Task requirements: Every line from the top of the records through the line containing "var chart = echarts.init(document.getElementById('chart'))" should be retyped exactly; the pictures should not.

--- start ---

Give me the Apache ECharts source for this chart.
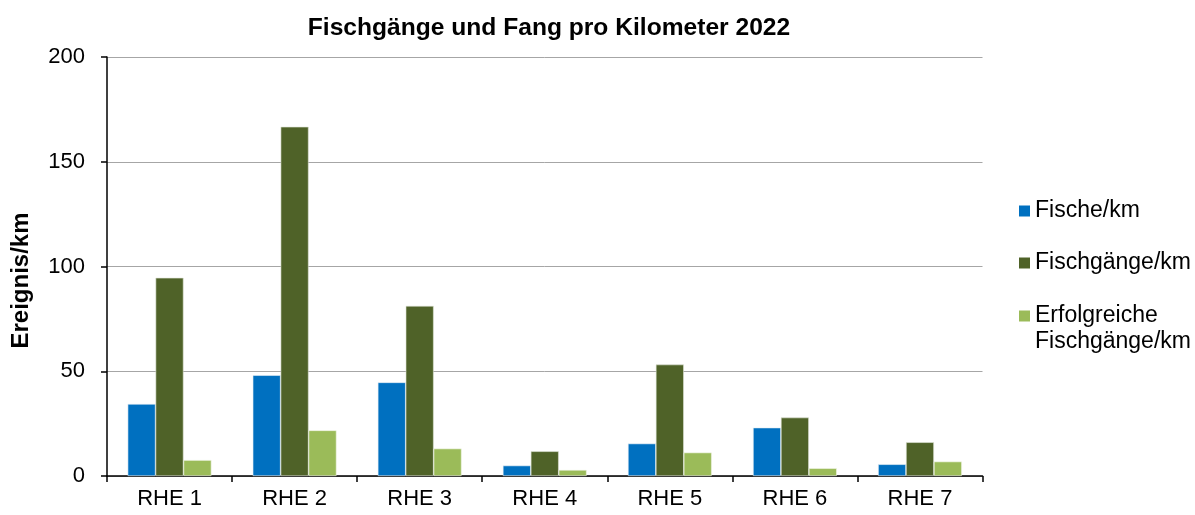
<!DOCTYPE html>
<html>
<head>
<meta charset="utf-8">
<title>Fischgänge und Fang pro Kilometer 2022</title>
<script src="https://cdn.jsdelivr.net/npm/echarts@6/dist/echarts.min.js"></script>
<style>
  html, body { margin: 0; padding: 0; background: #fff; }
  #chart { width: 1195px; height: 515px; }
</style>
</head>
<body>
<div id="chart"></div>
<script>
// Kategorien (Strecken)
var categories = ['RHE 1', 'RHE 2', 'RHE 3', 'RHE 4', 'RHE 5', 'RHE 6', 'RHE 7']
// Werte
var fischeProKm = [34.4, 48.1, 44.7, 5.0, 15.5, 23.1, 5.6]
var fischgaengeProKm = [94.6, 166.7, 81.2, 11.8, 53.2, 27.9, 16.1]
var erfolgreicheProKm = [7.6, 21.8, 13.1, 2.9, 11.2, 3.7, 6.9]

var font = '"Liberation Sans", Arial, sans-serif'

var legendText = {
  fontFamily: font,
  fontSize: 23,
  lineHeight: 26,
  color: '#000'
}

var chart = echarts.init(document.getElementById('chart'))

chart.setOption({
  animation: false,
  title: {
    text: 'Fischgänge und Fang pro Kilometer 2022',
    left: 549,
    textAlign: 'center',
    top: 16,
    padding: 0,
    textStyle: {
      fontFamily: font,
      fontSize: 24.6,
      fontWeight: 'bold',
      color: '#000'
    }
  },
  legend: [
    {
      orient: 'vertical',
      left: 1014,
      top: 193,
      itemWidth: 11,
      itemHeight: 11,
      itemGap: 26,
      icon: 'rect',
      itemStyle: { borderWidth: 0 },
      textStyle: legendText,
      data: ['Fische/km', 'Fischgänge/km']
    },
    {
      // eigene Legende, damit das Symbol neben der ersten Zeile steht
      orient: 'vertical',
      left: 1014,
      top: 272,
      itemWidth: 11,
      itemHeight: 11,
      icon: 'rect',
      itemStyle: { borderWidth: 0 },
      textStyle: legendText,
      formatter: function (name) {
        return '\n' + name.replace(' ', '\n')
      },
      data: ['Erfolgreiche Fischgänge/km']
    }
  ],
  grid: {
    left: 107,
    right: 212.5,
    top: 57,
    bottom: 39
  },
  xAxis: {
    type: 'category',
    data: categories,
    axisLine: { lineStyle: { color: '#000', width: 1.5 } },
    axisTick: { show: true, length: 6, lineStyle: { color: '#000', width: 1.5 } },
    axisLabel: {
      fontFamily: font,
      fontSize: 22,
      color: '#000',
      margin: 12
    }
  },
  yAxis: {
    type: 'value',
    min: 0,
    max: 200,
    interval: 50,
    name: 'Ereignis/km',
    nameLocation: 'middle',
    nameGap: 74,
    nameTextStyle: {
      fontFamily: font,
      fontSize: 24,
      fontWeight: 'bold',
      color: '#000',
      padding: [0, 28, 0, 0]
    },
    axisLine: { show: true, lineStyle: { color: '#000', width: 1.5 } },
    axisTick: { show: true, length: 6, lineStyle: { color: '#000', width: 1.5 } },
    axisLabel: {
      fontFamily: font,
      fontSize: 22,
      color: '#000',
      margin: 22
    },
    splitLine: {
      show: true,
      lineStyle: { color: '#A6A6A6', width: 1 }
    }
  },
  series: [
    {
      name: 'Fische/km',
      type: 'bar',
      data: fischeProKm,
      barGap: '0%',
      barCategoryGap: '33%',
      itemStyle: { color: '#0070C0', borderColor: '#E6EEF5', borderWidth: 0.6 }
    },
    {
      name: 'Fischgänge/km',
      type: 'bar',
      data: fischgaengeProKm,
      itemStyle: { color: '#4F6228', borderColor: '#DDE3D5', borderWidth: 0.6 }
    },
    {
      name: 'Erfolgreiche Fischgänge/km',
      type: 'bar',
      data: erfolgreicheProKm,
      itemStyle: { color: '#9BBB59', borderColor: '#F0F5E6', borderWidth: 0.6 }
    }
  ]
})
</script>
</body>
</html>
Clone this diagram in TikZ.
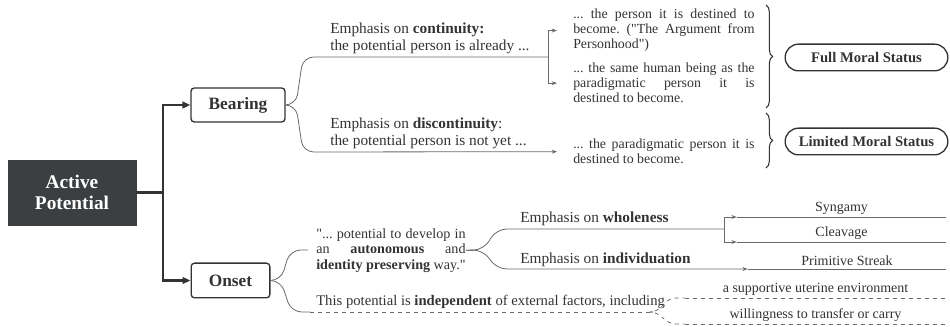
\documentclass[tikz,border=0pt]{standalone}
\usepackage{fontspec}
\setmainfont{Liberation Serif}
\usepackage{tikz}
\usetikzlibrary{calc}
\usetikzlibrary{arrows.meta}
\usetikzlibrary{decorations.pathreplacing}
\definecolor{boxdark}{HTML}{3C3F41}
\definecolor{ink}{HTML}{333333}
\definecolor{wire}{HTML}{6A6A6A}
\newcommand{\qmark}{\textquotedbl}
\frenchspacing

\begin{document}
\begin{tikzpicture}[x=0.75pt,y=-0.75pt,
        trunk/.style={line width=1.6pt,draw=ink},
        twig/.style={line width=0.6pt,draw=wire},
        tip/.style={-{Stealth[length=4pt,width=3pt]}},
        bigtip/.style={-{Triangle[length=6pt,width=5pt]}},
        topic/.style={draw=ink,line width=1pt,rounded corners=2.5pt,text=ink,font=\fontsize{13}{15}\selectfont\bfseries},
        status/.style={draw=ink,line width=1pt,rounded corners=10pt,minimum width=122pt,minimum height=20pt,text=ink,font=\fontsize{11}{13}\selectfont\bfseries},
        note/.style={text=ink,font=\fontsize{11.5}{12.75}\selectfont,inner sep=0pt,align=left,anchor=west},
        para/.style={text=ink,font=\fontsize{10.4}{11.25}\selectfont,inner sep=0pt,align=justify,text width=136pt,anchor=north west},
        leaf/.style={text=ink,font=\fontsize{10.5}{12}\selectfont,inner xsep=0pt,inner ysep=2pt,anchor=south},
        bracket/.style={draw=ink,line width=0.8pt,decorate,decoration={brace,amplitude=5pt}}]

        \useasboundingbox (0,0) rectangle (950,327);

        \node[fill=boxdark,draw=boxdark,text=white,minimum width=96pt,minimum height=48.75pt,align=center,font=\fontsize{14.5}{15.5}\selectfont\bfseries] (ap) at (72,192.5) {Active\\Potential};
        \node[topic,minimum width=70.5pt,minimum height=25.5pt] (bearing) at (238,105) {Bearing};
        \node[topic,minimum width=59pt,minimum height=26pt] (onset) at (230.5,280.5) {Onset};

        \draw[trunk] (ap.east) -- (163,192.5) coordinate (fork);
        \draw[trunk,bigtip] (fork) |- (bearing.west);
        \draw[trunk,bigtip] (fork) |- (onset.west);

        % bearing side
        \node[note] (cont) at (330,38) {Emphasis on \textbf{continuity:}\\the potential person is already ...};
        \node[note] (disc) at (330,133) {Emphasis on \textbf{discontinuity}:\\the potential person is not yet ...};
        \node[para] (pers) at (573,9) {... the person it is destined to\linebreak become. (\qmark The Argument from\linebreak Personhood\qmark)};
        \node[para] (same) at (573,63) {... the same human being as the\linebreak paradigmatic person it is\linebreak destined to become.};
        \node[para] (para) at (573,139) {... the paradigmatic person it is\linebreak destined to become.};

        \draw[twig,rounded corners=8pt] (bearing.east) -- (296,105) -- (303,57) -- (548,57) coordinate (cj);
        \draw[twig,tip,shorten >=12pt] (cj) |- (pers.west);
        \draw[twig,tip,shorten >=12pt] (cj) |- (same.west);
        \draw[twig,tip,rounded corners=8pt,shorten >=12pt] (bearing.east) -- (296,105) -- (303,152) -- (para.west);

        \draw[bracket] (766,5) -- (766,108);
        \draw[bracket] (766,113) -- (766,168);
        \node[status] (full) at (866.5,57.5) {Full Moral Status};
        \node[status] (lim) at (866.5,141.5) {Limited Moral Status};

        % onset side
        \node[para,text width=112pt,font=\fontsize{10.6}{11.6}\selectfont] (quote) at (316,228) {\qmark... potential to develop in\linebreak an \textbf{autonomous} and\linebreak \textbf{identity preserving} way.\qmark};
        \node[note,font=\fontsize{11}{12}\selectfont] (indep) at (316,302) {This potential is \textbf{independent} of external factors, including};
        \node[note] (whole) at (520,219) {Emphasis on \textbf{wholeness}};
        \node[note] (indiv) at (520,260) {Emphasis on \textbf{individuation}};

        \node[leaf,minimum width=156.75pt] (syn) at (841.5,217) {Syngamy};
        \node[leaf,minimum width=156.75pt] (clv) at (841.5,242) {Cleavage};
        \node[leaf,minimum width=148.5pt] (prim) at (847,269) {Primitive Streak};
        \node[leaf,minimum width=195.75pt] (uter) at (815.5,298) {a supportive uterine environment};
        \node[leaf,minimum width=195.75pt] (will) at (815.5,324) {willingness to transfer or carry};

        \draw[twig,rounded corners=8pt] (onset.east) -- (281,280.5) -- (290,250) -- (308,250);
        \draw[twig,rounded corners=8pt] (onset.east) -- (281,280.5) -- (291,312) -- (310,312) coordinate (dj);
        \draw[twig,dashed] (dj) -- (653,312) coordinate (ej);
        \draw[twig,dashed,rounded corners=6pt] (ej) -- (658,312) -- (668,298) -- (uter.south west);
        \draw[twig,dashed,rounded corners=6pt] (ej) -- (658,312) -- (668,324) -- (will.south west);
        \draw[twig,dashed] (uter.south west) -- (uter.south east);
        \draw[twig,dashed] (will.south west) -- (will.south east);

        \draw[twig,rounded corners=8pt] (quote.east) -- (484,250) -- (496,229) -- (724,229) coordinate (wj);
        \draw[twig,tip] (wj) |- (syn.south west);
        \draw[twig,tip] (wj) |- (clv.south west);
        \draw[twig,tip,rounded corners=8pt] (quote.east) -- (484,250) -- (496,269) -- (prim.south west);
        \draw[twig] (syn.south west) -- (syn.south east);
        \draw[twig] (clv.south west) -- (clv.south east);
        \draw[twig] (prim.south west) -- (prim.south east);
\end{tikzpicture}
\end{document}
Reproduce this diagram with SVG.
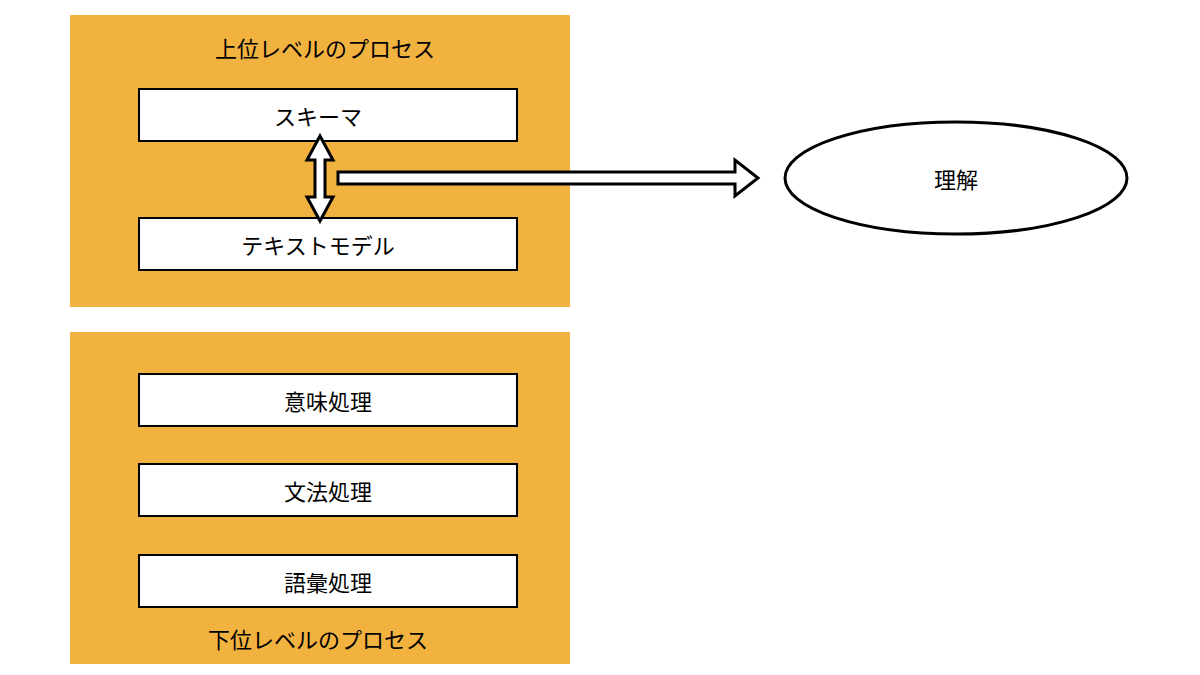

--- end ---

Exercise result:
Give me the Apache ECharts source for this chart.
<!DOCTYPE html>
<html>
<head>
<meta charset="utf-8">
<title>Fischgänge und Fang pro Kilometer 2022</title>
<script src="https://cdn.jsdelivr.net/npm/echarts@6/dist/echarts.min.js"></script>
<style>
  html, body { margin: 0; padding: 0; background: #fff; }
  #chart { width: 1195px; height: 515px; }
</style>
</head>
<body>
<div id="chart"></div>
<script>
// Kategorien (Strecken)
var categories = ['RHE 1', 'RHE 2', 'RHE 3', 'RHE 4', 'RHE 5', 'RHE 6', 'RHE 7']
// Werte
var fischeProKm = [34.4, 48.1, 44.7, 5.0, 15.5, 23.1, 5.6]
var fischgaengeProKm = [94.6, 166.7, 81.2, 11.8, 53.2, 27.9, 16.1]
var erfolgreicheProKm = [7.6, 21.8, 13.1, 2.9, 11.2, 3.7, 6.9]

var font = '"Liberation Sans", Arial, sans-serif'

var legendText = {
  fontFamily: font,
  fontSize: 23,
  lineHeight: 26,
  color: '#000'
}

var chart = echarts.init(document.getElementById('chart'))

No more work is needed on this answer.